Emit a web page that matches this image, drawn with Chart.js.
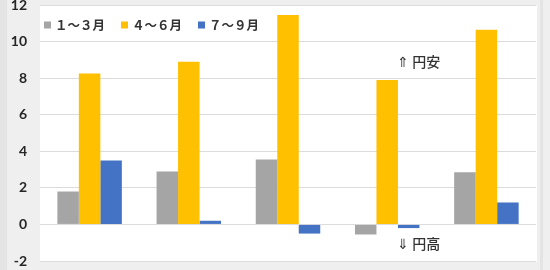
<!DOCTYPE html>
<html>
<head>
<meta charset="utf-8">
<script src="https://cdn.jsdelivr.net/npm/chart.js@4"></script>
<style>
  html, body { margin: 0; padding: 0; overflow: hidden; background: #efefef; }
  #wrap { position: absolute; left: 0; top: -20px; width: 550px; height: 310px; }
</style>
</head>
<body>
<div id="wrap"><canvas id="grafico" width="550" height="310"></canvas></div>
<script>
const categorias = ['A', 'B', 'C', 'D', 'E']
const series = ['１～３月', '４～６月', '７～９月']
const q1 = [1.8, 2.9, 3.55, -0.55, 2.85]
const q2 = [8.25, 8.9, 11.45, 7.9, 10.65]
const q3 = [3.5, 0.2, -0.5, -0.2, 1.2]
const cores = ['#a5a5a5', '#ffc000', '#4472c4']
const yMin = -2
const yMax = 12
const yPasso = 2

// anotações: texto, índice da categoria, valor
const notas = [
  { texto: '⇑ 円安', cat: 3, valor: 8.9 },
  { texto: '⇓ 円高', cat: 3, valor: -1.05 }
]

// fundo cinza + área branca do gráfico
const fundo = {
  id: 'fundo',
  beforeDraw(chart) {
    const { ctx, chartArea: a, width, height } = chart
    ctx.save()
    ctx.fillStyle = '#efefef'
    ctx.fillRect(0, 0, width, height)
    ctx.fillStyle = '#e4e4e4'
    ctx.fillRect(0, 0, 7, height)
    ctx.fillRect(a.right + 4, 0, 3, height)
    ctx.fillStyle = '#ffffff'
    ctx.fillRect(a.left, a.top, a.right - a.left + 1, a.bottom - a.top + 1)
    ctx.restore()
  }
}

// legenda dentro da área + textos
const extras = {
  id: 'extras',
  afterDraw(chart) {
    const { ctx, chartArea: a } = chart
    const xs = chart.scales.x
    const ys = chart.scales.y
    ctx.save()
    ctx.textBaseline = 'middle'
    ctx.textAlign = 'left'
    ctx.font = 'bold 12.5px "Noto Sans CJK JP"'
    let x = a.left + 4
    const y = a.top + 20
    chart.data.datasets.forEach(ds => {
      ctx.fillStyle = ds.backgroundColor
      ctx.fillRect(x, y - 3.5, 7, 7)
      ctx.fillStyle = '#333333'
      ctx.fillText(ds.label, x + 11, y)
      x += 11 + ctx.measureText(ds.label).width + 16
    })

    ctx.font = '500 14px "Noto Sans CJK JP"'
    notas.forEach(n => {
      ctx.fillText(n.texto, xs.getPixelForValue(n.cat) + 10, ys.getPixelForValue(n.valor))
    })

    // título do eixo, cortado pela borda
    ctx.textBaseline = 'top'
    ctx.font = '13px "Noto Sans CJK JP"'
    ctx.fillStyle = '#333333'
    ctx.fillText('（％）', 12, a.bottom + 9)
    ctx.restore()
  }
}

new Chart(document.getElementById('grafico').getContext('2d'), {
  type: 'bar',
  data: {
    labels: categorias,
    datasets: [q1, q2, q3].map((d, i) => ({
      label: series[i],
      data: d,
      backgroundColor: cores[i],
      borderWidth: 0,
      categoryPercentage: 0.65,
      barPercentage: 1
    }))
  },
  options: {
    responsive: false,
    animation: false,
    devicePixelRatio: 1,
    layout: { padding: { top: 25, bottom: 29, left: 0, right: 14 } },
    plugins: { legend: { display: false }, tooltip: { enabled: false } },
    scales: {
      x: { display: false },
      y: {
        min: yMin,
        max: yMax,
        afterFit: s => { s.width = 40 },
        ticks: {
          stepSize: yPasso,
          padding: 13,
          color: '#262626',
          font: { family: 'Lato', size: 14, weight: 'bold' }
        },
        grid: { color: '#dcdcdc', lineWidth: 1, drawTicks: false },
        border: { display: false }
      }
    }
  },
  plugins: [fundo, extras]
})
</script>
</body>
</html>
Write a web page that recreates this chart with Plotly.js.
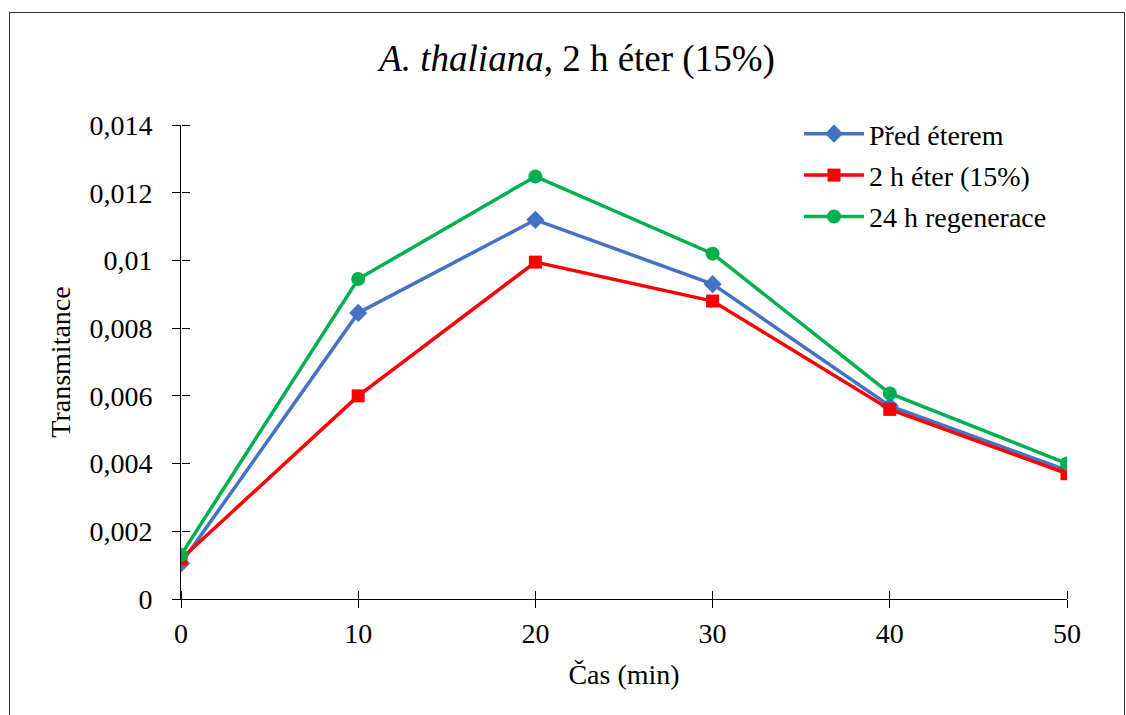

* _Required work_
All of the lines above should be printed exactly, minus the pictures.

* _Answer to the problem_
Emit a web page that matches this image, drawn with Chart.js.
<!DOCTYPE html>
<html>
<head>
<meta charset="utf-8">
<script src="https://cdn.jsdelivr.net/npm/chart.js@4"></script>
<style>
  html, body { margin: 0; padding: 0; overflow: hidden; background: #efefef; }
  #wrap { position: absolute; left: 0; top: -20px; width: 550px; height: 310px; }
</style>
</head>
<body>
<div id="wrap"><canvas id="grafico" width="550" height="310"></canvas></div>
<script>
const categorias = ['A', 'B', 'C', 'D', 'E']
const series = ['１～３月', '４～６月', '７～９月']
const q1 = [1.8, 2.9, 3.55, -0.55, 2.85]
const q2 = [8.25, 8.9, 11.45, 7.9, 10.65]
const q3 = [3.5, 0.2, -0.5, -0.2, 1.2]
const cores = ['#a5a5a5', '#ffc000', '#4472c4']
const yMin = -2
const yMax = 12
const yPasso = 2

// anotações: texto, índice da categoria, valor
const notas = [
  { texto: '⇑ 円安', cat: 3, valor: 8.9 },
  { texto: '⇓ 円高', cat: 3, valor: -1.05 }
]

// fundo cinza + área branca do gráfico
const fundo = {
  id: 'fundo',
  beforeDraw(chart) {
    const { ctx, chartArea: a, width, height } = chart
    ctx.save()
    ctx.fillStyle = '#efefef'
    ctx.fillRect(0, 0, width, height)
    ctx.fillStyle = '#e4e4e4'
    ctx.fillRect(0, 0, 7, height)
    ctx.fillRect(a.right + 4, 0, 3, height)
    ctx.fillStyle = '#ffffff'
    ctx.fillRect(a.left, a.top, a.right - a.left + 1, a.bottom - a.top + 1)
    ctx.restore()
  }
}

// legenda dentro da área + textos
const extras = {
  id: 'extras',
  afterDraw(chart) {
    const { ctx, chartArea: a } = chart
    const xs = chart.scales.x
    const ys = chart.scales.y
    ctx.save()
    ctx.textBaseline = 'middle'
    ctx.textAlign = 'left'
    ctx.font = 'bold 12.5px "Noto Sans CJK JP"'
    let x = a.left + 4
    const y = a.top + 20
    chart.data.datasets.forEach(ds => {
      ctx.fillStyle = ds.backgroundColor
      ctx.fillRect(x, y - 3.5, 7, 7)
      ctx.fillStyle = '#333333'
      ctx.fillText(ds.label, x + 11, y)
      x += 11 + ctx.measureText(ds.label).width + 16
    })

    ctx.font = '500 14px "Noto Sans CJK JP"'
    notas.forEach(n => {
      ctx.fillText(n.texto, xs.getPixelForValue(n.cat) + 10, ys.getPixelForValue(n.valor))
    })

    // título do eixo, cortado pela borda
    ctx.textBaseline = 'top'
    ctx.font = '13px "Noto Sans CJK JP"'
    ctx.fillStyle = '#333333'
    ctx.fillText('（％）', 12, a.bottom + 9)
    ctx.restore()
  }
}

new Chart(document.getElementById('grafico').getContext('2d'), {
  type: 'bar',
  data: {
    labels: categorias,
    datasets: [q1, q2, q3].map((d, i) => ({
      label: series[i],
      data: d,
      backgroundColor: cores[i],
      borderWidth: 0,
      categoryPercentage: 0.65,
      barPercentage: 1
    }))
  },
  options: {
    responsive: false,
    animation: false,
    devicePixelRatio: 1,
    layout: { padding: { top: 25, bottom: 29, left: 0, right: 14 } },
    plugins: { legend: { display: false }, tooltip: { enabled: false } },
    scales: {
      x: { display: false },
      y: {
        min: yMin,
        max: yMax,
        afterFit: s => { s.width = 40 },
        ticks: {
          stepSize: yPasso,
          padding: 13,
          color: '#262626',
          font: { family: 'Lato', size: 14, weight: 'bold' }
        },
        grid: { color: '#dcdcdc', lineWidth: 1, drawTicks: false },
        border: { display: false }
      }
    }
  },
  plugins: [fundo, extras]
})
</script>
</body>
</html>
Write a web page that recreates this chart with Plotly.js.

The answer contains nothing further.